Capabilities-Force Structure, Leadership-Integrity, Reform
Chuck Spinney

A central critique in my book, Defense Facts of Life: the Plans/Reality Mismatch (Westview,1985), what the trend toward increasing technical complexity in the Pentagon's weapons and organizational arrangements caused all sorts of self destructive pathologiess — which I described in considerable detail and in subsequent studies.

I defined “complexity” as a quality of the “whole” that relates the number, arrangements, and coordination of its “parts” to one's ability to comprehend the “whole.”  It follows logically that increasing complexity runs up the number, multiplies the arrangements, and makes more intricate the coordination of the “parts,” and in so doing, makes it more difficult for one to understand the “whole.” Complexity is therefore, by definition, always a subjective quality that describes a tenuous connection between the observer and the object of observation.  That is why, you should feel uneasy when some expert tells you something is complex, because he is really saying you will have difficulty understanding it, and by implication his greater knowledge puts him in a natural position of superiority upon which you should place your faith.   The natural consequence of that superiority makes complexity a dangerous quality, because it can be used to screw the minds of others.
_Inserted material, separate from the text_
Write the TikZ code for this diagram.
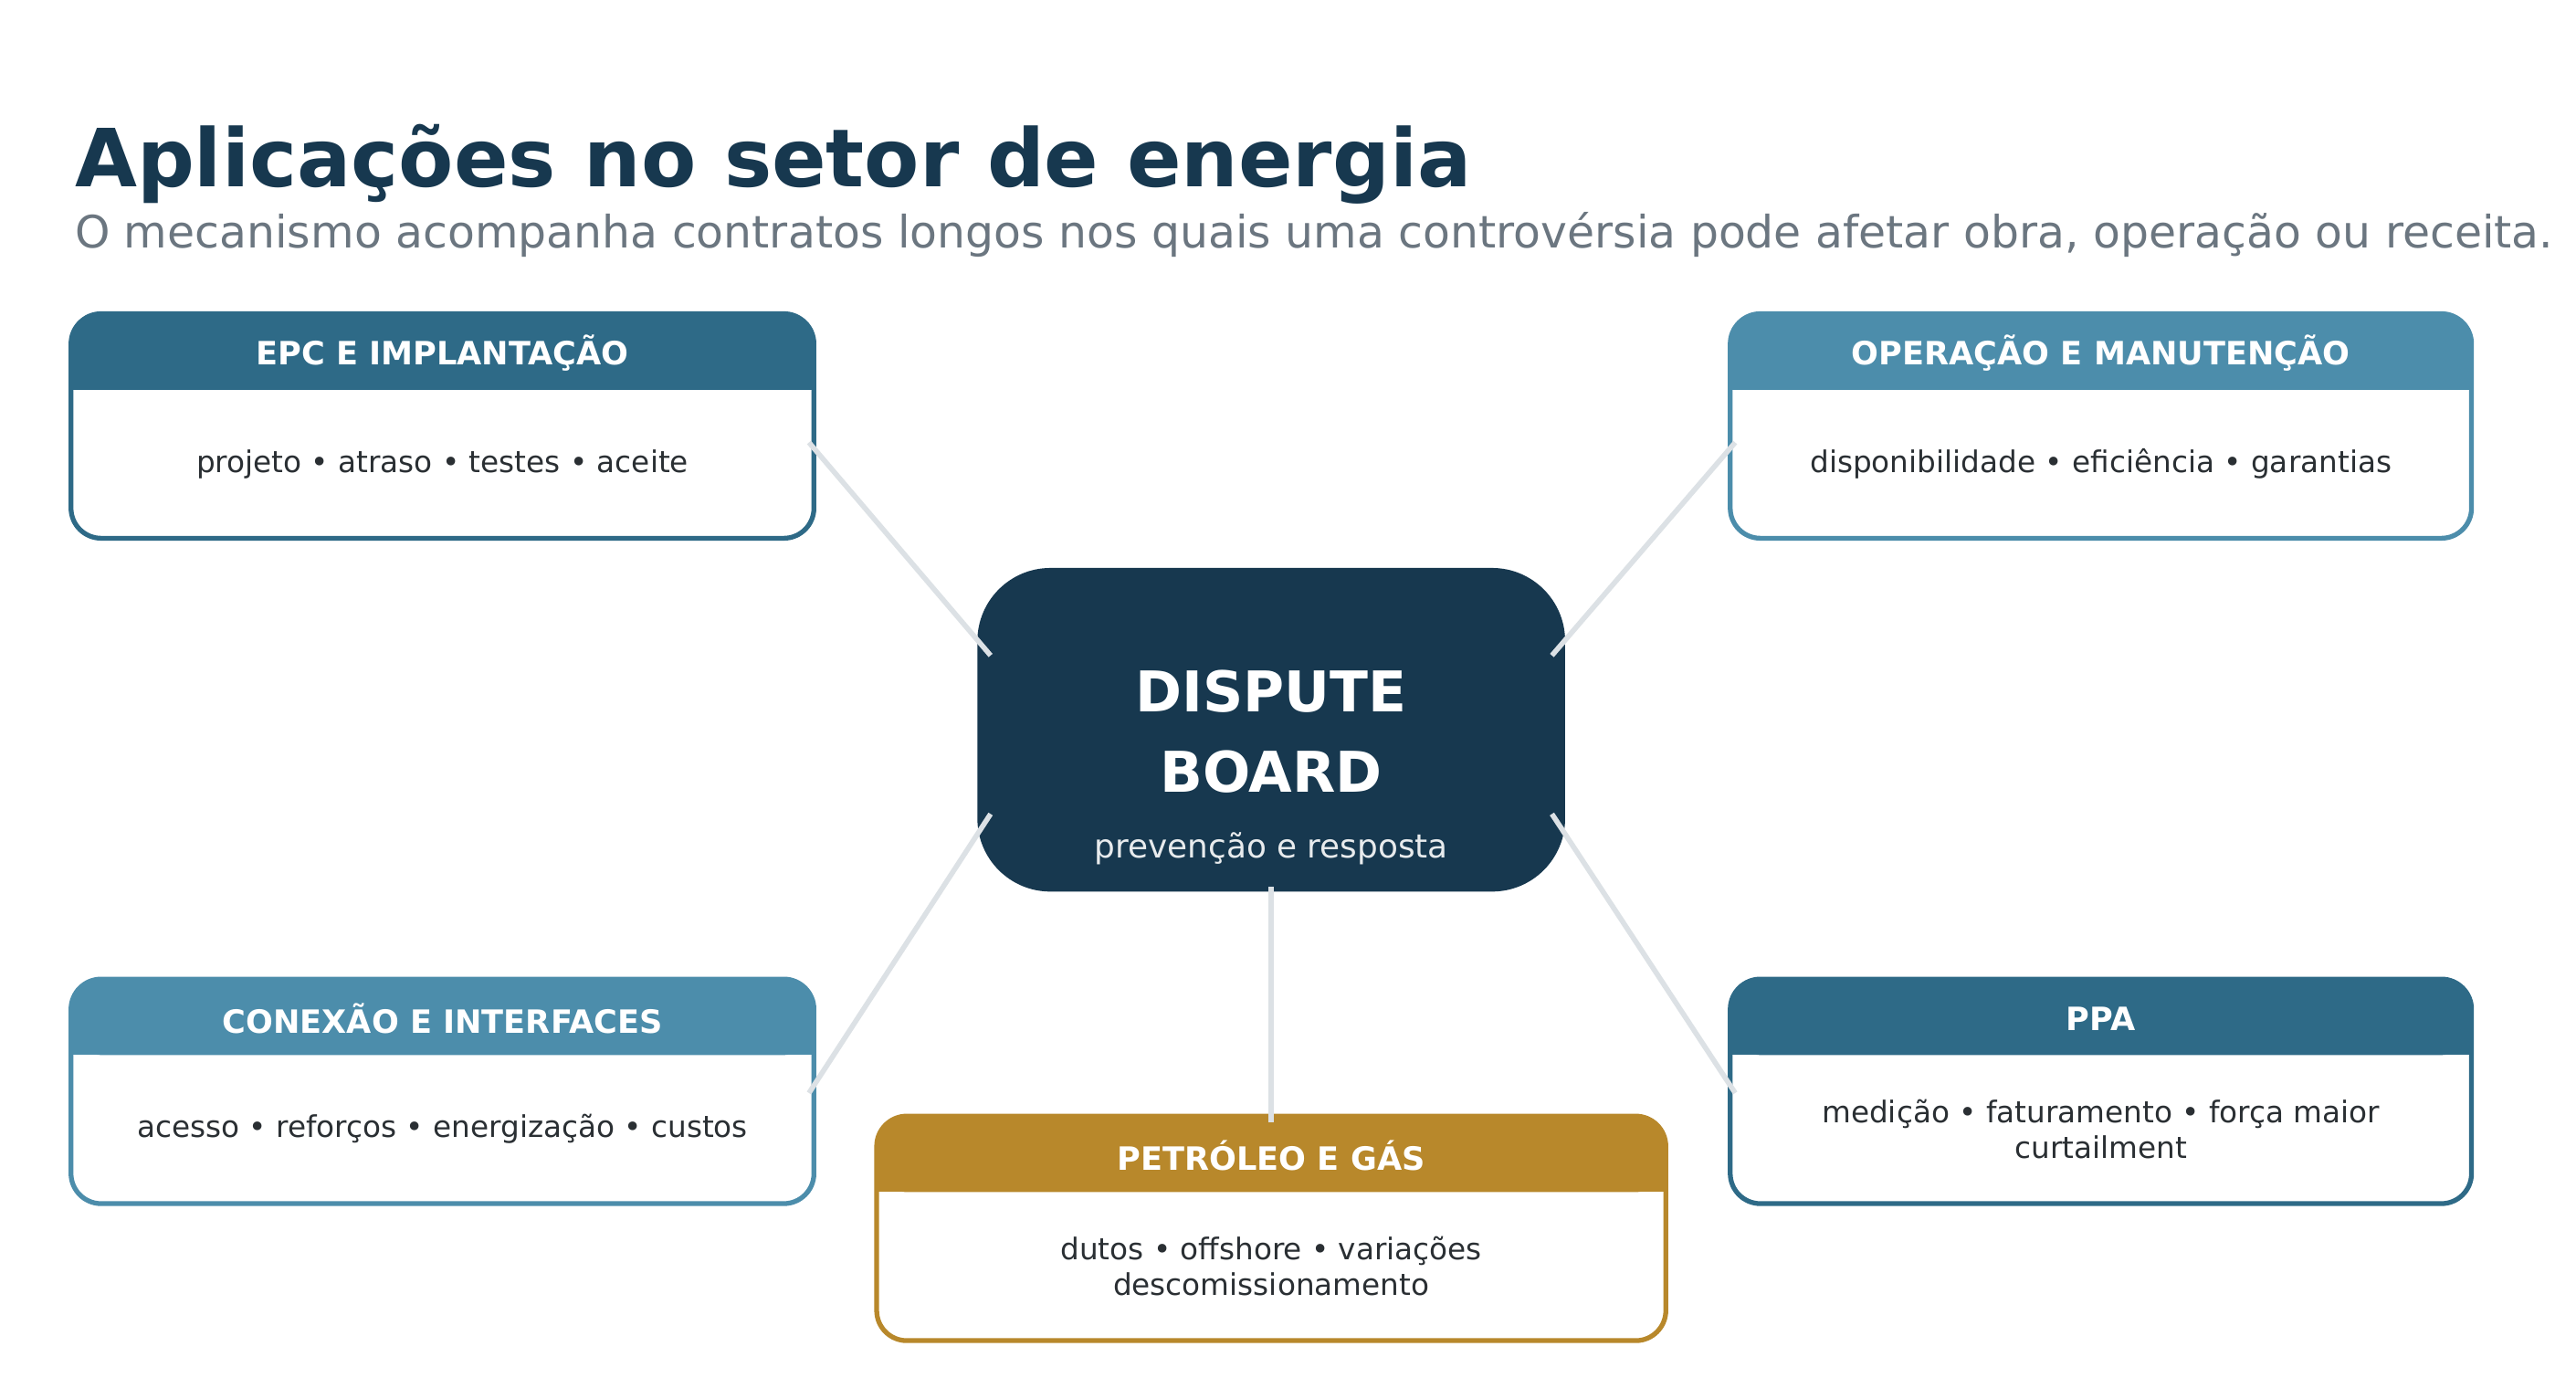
\documentclass[tikz,border=0pt]{standalone}
\usepackage{fontspec}
\setmainfont{DejaVu Sans}
\usetikzlibrary{calc}
\definecolor{navy}{HTML}{17384F}
\definecolor{tealdark}{HTML}{2E6A87}
\definecolor{teallight}{HTML}{4C8DAB}
\definecolor{gold}{HTML}{B8882B}
\definecolor{linkgray}{HTML}{DCE1E5}
\definecolor{subgray}{HTML}{6B7680}
\definecolor{bodytext}{HTML}{2A2F33}

% caixa de aplicacao: nome, x1, y1, x2, y2, cor, titulo, texto
\newcommand{\appbox}[8]{%
  \fill[#6, rounded corners=0.33cm] (#2,#3) rectangle (#4,#3+46);
  \fill[#6] (#2,#3+25) rectangle (#4,#3+46);
  \draw[box line, draw=#6] (#2,#3) rectangle (#4,#5);
  \node[head text] (#1 head) at ({(#2+#4)/2},#3+24) {#7};
  \node[body text] (#1 body) at ({(#2+#4)/2},{(#3+46+#5)/2}) {#8};
  \coordinate (#1 L) at (#2,{(#3+#5)/2});
  \coordinate (#1 R) at (#4,{(#3+#5)/2});
  \coordinate (#1 T) at ({(#2+#4)/2},#3);
}

\begin{document}
\begin{tikzpicture}[
    x=0.01808cm, y=-0.01808cm,
    box line/.style={line width=1.5pt, rounded corners=0.33cm},
    head text/.style={text=white, font=\bfseries\fontsize{10}{12}\selectfont},
    body text/.style={text=bodytext, align=center, font=\fontsize{9.3}{11.2}\selectfont},
    link/.style={draw=linkgray, line width=1.6pt},
]
    \useasboundingbox[fill=white] (0,0) rectangle (1560.3,834.6);

    % titulo
    \node[anchor=base west, text=navy, font=\bfseries\fontsize{25}{30}\selectfont, inner sep=0] (title) at (45,113) {Aplicações no setor de energia};
    \node[anchor=base west, text=subgray, font=\fontsize{13.9}{16}\selectfont, inner sep=0] (subtitle) at (45,150) {O mecanismo acompanha contratos longos nos quais uma controvérsia pode afetar obra, operação ou receita.};

    % centro
    \fill[navy, rounded corners=0.8cm] (592,344) rectangle (948,540);
    \coordinate (center NW) at (600,397);
    \coordinate (center NE) at (940,397);
    \coordinate (center SW) at (600,493);
    \coordinate (center SE) at (940,493);
    \coordinate (center S) at (770,537);
    \node[text=white, align=center, font=\bfseries\fontsize{17.5}{25}\selectfont] (center) at (770,443) {DISPUTE\\BOARD};
    \node[text=white!90!navy, font=\fontsize{10.2}{12}\selectfont] (center sub) at (770,514) {prevenção e resposta};

    % caixas
    \appbox{epc}{43}{190}{493}{326}{tealdark}{EPC E IMPLANTAÇÃO}{projeto • atraso • testes • aceite}
    \appbox{om}{1048}{190}{1497}{326}{teallight}{OPERAÇÃO E MANUTENÇÃO}{disponibilidade • eficiência • garantias}
    \appbox{con}{43}{593}{493}{729}{teallight}{CONEXÃO E INTERFACES}{acesso • reforços • energização • custos}
    \appbox{ppa}{1048}{593}{1497}{729}{tealdark}{PPA}{medição • faturamento • força maior\\curtailment}
    \appbox{oil}{531}{676}{1009}{812}{gold}{PETRÓLEO E GÁS}{dutos • offshore • variações\\descomissionamento}

    % ligacoes
    \draw[link] ($(epc R)+(-3,10)$) -- (center NW);
    \draw[link] ($(om L)+(3,10)$) -- (center NE);
    \draw[link] ($(con R)+(-3,1)$) -- (center SW);
    \draw[link] ($(ppa L)+(3,1)$) -- (center SE);
    \draw[link] ($(oil T)+(0,4)$) -- (center S);
\end{tikzpicture}
\end{document}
Based on my long experience in the Pentagon, I became convinced that one reason — perhaps the main reason — why the internecine factions in the military – industrial – congressional complex (MICC) evolved a powerful bias to design and buy ever more complex (and costly) weapons and organizational arrangements that are so often ill designed for the realities of combat is that the increasing complexity makes oversight of MICC's activities more difficult.  That creates an opacity which in turn makes easier for the contending factions in the MICC  to pursue their own narrow agendas and enrich themselves with a variety of bait and switch strategies (collectively known as the front loading and political engineering power games), even when those pursuits undermine the welfare of those the MICC factions claim to protect and serve, like taxpayers and soldiers at the pointy end of the spear.